++++ PROVIDED RECORDS

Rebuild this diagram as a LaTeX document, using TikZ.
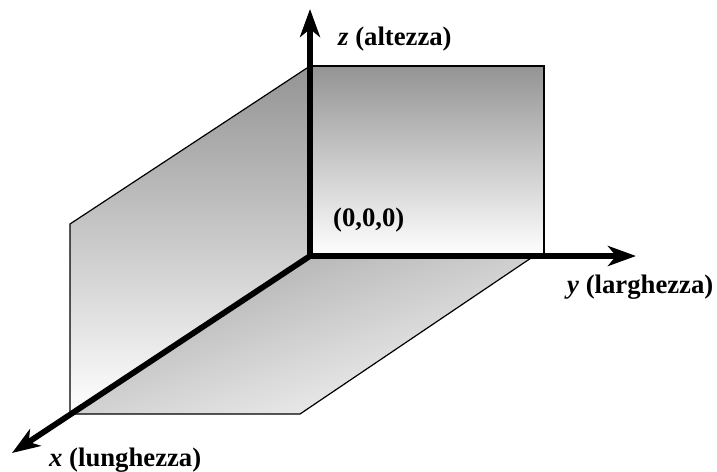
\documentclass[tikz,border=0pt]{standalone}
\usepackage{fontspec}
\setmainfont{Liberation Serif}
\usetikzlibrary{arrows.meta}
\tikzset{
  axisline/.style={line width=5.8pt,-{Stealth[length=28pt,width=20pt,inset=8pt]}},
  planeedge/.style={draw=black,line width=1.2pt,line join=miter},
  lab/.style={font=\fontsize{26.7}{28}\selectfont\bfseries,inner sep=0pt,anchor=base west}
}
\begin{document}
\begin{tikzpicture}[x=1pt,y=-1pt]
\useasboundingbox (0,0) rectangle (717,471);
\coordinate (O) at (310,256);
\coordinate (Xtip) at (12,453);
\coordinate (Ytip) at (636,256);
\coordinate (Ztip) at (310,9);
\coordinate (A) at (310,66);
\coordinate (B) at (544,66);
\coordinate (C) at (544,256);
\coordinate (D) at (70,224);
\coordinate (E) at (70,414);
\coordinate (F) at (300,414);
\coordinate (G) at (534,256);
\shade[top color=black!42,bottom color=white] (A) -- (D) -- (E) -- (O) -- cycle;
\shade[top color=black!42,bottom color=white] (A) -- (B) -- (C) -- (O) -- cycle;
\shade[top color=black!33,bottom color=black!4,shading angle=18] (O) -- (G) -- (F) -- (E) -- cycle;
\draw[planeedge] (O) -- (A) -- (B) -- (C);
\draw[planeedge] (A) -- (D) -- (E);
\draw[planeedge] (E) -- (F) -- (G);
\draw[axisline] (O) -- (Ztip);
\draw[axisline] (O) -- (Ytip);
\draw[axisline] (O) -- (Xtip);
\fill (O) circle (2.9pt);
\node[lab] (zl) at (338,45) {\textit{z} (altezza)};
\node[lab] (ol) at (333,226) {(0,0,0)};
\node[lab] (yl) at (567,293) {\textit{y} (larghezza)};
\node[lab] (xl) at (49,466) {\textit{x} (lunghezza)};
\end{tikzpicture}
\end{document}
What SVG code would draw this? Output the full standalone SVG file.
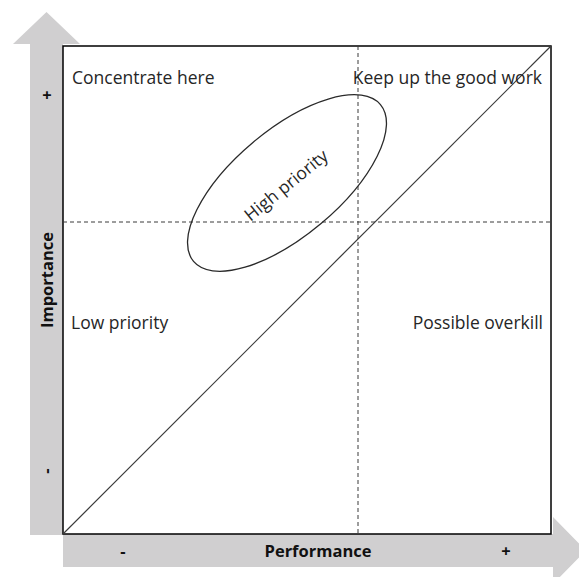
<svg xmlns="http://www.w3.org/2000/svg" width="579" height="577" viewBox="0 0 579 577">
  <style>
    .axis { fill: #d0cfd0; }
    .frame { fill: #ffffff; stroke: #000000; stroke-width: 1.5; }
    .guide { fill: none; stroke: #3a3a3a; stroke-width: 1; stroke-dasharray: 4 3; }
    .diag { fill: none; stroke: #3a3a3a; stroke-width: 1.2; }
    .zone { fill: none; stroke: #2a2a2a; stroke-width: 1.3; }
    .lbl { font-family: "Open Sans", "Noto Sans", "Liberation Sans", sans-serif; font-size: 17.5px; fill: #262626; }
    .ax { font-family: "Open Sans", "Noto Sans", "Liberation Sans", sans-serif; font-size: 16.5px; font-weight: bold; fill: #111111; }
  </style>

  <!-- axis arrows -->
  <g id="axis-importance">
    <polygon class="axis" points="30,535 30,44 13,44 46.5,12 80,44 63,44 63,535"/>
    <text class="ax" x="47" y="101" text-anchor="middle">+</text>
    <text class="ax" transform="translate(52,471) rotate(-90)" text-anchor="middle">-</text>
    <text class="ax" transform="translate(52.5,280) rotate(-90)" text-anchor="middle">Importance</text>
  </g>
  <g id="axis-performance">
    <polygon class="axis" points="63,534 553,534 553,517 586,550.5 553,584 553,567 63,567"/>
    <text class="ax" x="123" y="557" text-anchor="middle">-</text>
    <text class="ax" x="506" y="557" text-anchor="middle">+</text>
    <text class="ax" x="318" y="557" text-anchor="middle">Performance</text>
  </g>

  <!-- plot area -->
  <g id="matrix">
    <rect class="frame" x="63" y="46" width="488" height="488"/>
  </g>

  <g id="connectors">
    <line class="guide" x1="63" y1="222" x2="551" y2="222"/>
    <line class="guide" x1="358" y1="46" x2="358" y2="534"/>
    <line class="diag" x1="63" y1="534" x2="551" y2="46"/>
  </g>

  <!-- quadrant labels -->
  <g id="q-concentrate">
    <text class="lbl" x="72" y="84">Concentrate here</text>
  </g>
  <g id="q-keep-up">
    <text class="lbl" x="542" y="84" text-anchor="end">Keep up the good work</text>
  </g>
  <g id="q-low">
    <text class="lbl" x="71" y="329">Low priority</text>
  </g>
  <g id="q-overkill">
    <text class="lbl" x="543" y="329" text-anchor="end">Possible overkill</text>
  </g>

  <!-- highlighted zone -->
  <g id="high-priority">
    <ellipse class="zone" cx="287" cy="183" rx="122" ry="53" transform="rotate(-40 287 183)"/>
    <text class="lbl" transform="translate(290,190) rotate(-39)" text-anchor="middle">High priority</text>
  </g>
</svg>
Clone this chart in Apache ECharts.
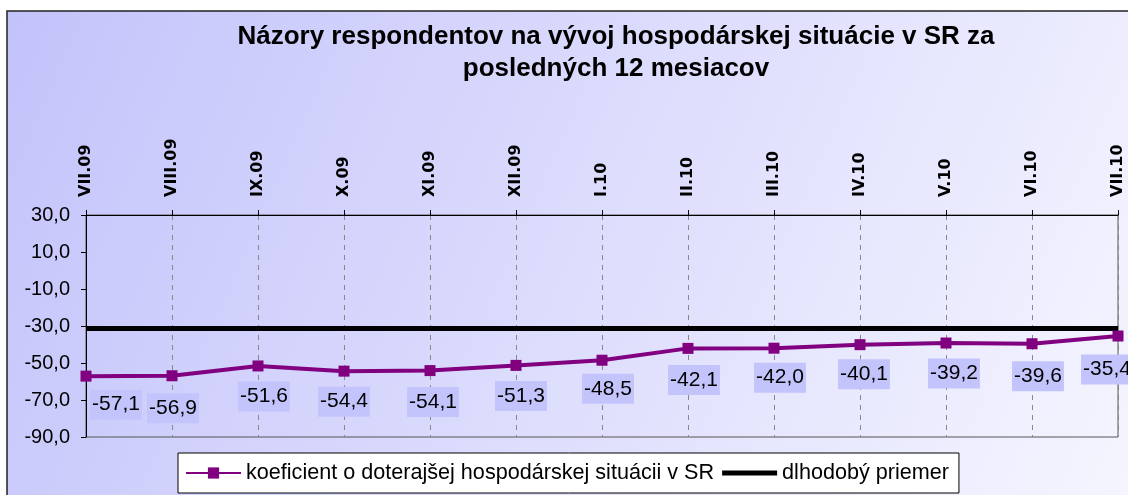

++++++++

[DIRECTIVE] Retype each entry precisely. Skip images entirely.

[FULL RESPONSE]
Rebuild this diagram as a LaTeX document, using TikZ.
\documentclass[tikz,border=0pt]{standalone}
\usepackage{fontspec}
\setmainfont{Liberation Serif}
\usetikzlibrary{arrows.meta}
\tikzset{
  axisline/.style={line width=5.8pt,-{Stealth[length=28pt,width=20pt,inset=8pt]}},
  planeedge/.style={draw=black,line width=1.2pt,line join=miter},
  lab/.style={font=\fontsize{26.7}{28}\selectfont\bfseries,inner sep=0pt,anchor=base west}
}
\begin{document}
\begin{tikzpicture}[x=1pt,y=-1pt]
\useasboundingbox (0,0) rectangle (717,471);
\coordinate (O) at (310,256);
\coordinate (Xtip) at (12,453);
\coordinate (Ytip) at (636,256);
\coordinate (Ztip) at (310,9);
\coordinate (A) at (310,66);
\coordinate (B) at (544,66);
\coordinate (C) at (544,256);
\coordinate (D) at (70,224);
\coordinate (E) at (70,414);
\coordinate (F) at (300,414);
\coordinate (G) at (534,256);
\shade[top color=black!42,bottom color=white] (A) -- (D) -- (E) -- (O) -- cycle;
\shade[top color=black!42,bottom color=white] (A) -- (B) -- (C) -- (O) -- cycle;
\shade[top color=black!33,bottom color=black!4,shading angle=18] (O) -- (G) -- (F) -- (E) -- cycle;
\draw[planeedge] (O) -- (A) -- (B) -- (C);
\draw[planeedge] (A) -- (D) -- (E);
\draw[planeedge] (E) -- (F) -- (G);
\draw[axisline] (O) -- (Ztip);
\draw[axisline] (O) -- (Ytip);
\draw[axisline] (O) -- (Xtip);
\fill (O) circle (2.9pt);
\node[lab] (zl) at (338,45) {\textit{z} (altezza)};
\node[lab] (ol) at (333,226) {(0,0,0)};
\node[lab] (yl) at (567,293) {\textit{y} (larghezza)};
\node[lab] (xl) at (49,466) {\textit{x} (lunghezza)};
\end{tikzpicture}
\end{document}
What SVG code would draw this? Output the full standalone SVG file.
<svg xmlns="http://www.w3.org/2000/svg" width="579" height="577" viewBox="0 0 579 577">
  <style>
    .axis { fill: #d0cfd0; }
    .frame { fill: #ffffff; stroke: #000000; stroke-width: 1.5; }
    .guide { fill: none; stroke: #3a3a3a; stroke-width: 1; stroke-dasharray: 4 3; }
    .diag { fill: none; stroke: #3a3a3a; stroke-width: 1.2; }
    .zone { fill: none; stroke: #2a2a2a; stroke-width: 1.3; }
    .lbl { font-family: "Open Sans", "Noto Sans", "Liberation Sans", sans-serif; font-size: 17.5px; fill: #262626; }
    .ax { font-family: "Open Sans", "Noto Sans", "Liberation Sans", sans-serif; font-size: 16.5px; font-weight: bold; fill: #111111; }
  </style>

  <!-- axis arrows -->
  <g id="axis-importance">
    <polygon class="axis" points="30,535 30,44 13,44 46.5,12 80,44 63,44 63,535"/>
    <text class="ax" x="47" y="101" text-anchor="middle">+</text>
    <text class="ax" transform="translate(52,471) rotate(-90)" text-anchor="middle">-</text>
    <text class="ax" transform="translate(52.5,280) rotate(-90)" text-anchor="middle">Importance</text>
  </g>
  <g id="axis-performance">
    <polygon class="axis" points="63,534 553,534 553,517 586,550.5 553,584 553,567 63,567"/>
    <text class="ax" x="123" y="557" text-anchor="middle">-</text>
    <text class="ax" x="506" y="557" text-anchor="middle">+</text>
    <text class="ax" x="318" y="557" text-anchor="middle">Performance</text>
  </g>

  <!-- plot area -->
  <g id="matrix">
    <rect class="frame" x="63" y="46" width="488" height="488"/>
  </g>

  <g id="connectors">
    <line class="guide" x1="63" y1="222" x2="551" y2="222"/>
    <line class="guide" x1="358" y1="46" x2="358" y2="534"/>
    <line class="diag" x1="63" y1="534" x2="551" y2="46"/>
  </g>

  <!-- quadrant labels -->
  <g id="q-concentrate">
    <text class="lbl" x="72" y="84">Concentrate here</text>
  </g>
  <g id="q-keep-up">
    <text class="lbl" x="542" y="84" text-anchor="end">Keep up the good work</text>
  </g>
  <g id="q-low">
    <text class="lbl" x="71" y="329">Low priority</text>
  </g>
  <g id="q-overkill">
    <text class="lbl" x="543" y="329" text-anchor="end">Possible overkill</text>
  </g>

  <!-- highlighted zone -->
  <g id="high-priority">
    <ellipse class="zone" cx="287" cy="183" rx="122" ry="53" transform="rotate(-40 287 183)"/>
    <text class="lbl" transform="translate(290,190) rotate(-39)" text-anchor="middle">High priority</text>
  </g>
</svg>
Clone this chart in Apache ECharts.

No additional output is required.